OpenAI Five is a group of 5 neural networks designed and developed to beat human opponents in the Dota 2 game
The algorithm plays 180 years worth of games against itself every single day!
The training process requires 256 GPUs and 128,000 CPU cores to properly design the neural networks

Introduction

Artificial Intelligence competing against humans in a game has become the norm these days. At this point in the evolution of AI, we assume that AI is advanced enough to figure out every single move in a game, find loop holes, and then create world record scores.

But so far these games have been geared more towards the strategic side – like chess and Go. The team at OpenAI, a venture co-founded by Elon Musk, has developed a team of algorithms (called OpenAI Five) that competes against humans in the popular game Dota 2. What makes their approach towards AI different is that Dota 2 requires real-time decision making, instead of pondering on what move to make next. According to a blog post by OpenAI, this game runs at 30 frames per second for an average of 45 minutes, resulting in 80,000 ticks per game.

OpenAI Five is basically a group of 5 neural networks. It plays 180 years worth of games against itself every single day! Of course this amount and level of training doesn’t come without proper computational resources. OpenAI Five trains itself using a scaled-up version of a class of reinforcement learning algorithms called Proximal Policy Optimization (PPO). This training process is executed on 256 GPUs and 128,000 CPU cores.

So how does this group of neural networks recognize and build strategies in real-time? Each of the five neural networks contain a single-layer, 1024 unit LSTM (Long Short Term Memory) that analyzes the real-time state of the game and then performs actions. “OpenAI Five views the world as a list of 20,000 numbers, and takes an action by emitting a list of 8 enumeration values.”

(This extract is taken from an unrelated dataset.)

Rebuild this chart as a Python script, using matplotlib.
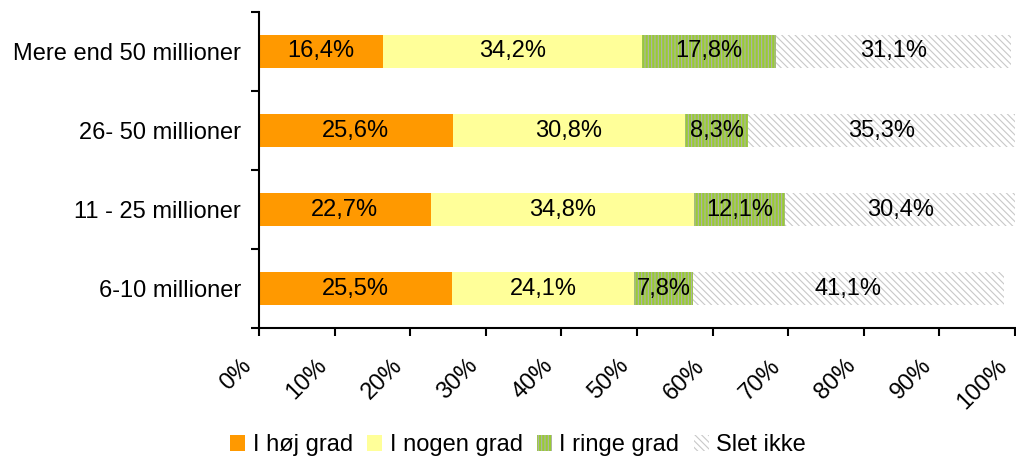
import numpy as np
import matplotlib.pyplot as plt
import matplotlib.transforms as mtransforms

plt.rcParams['font.family'] = ['Liberation Sans', 'DejaVu Sans']
plt.rcParams['hatch.linewidth'] = 0.8

# Data (bund til top)
categories = ['6-10 millioner', '11 - 25 millioner', '26- 50 millioner', 'Mere end 50 millioner']
hoej = [25.5, 22.7, 25.6, 16.4]
nogen = [24.1, 34.8, 30.8, 34.2]
ringe = [7.8, 12.1, 8.3, 17.8]
slet = [41.1, 30.4, 35.3, 31.1]
series_names = ['I høj grad', 'I nogen grad', 'I ringe grad', 'Slet ikke']

fig = plt.figure(figsize=(10.16, 4.59), dpi=100)
ax = fig.add_axes([0.255, 0.285, 0.744, 0.689])

y = np.arange(len(categories))
h = 0.41
left = np.zeros(len(categories))
styles = [
    dict(color='#ff9900', edgecolor='#ff9900', hatch=None),
    dict(color='#ffff99', edgecolor='#ffff99', hatch=None),
    dict(color='#99cc33', edgecolor='#b0b0b0', hatch='|||||'),
    dict(color='white', edgecolor='#c8c8c8', hatch='\\\\\\\\\\'),
]
for vals, name, st in zip([hoej, nogen, ringe, slet], series_names, styles):
    ax.barh(y, vals, left=left, height=h, color=st['color'], edgecolor=st['edgecolor'],
            hatch=st['hatch'], linewidth=0, label=name)
    for yi, l, v in zip(y, left, vals):
        ax.text(l + v / 2, yi, f'{v:.1f}'.replace('.', ',') + '%', ha='center', va='center',
                fontsize=17, color='black')
    left = left + np.array(vals)

ax.set_xlim(0, 100)
ax.set_ylim(-0.5, len(categories) - 0.5)
ax.set_xticks(np.arange(0, 101, 10))
ax.set_xticklabels([f'{v}%' for v in range(0, 101, 10)], rotation=45, ha='right',
                   rotation_mode='anchor', fontsize=17)
ax.set_yticks(y)
ax.set_yticklabels(categories, fontsize=17)
ax.set_yticks(np.arange(-0.5, len(categories), 1), minor=True)
ax.tick_params(axis='y', which='major', length=0, pad=13)
ax.tick_params(axis='y', which='minor', length=6, width=1.5, direction='out')
ax.tick_params(axis='x', length=6, width=1.5, direction='out', pad=14)

# flyt etiketterne lidt mod venstre (efter tick_params, ellers nulstilles de)
offset = mtransforms.ScaledTranslation(-0.19, 0.01, fig.dpi_scale_trans)
for lab in ax.get_xticklabels():
    lab.set_transform(lab.get_transform() + offset)

for s in ['top', 'right']:
    ax.spines[s].set_visible(False)
ax.spines['left'].set_linewidth(1.5)
ax.spines['bottom'].set_linewidth(1.5)

fig.legend(loc='lower center', bbox_to_anchor=(0.51, -0.04), ncol=4, frameon=False,
           fontsize=17, handlelength=0.64, handleheight=0.64, handletextpad=0.3,
           columnspacing=0.62)

fig.savefig('out.png', dpi=100)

OpenAI Five has a few restrictions placed on it, which you can read about in their blog post. OpenAI will be playing a match against top Dota 2 players on July 28th and then participating in a tournament in August to benchmark their progress.

Check out the below video released by the OpenAI team, where they show OpenAI Five in action:

Our take on this

While it’s definitely a good sign that reinforcement learning is moving towards real-time decision making applications, expectations are tempered at this point. As the team repeatedly mentions in the post, Dota is an incredibly complex game with dozens of decisions possible in a single frame. It’s going to take a lot more learning and tweaking before OpenAI Five (or whatever comes next) is able to comprehensively get one over human players.

I recommend (again) going through OpenAI’s post to read about the algorithm in detail.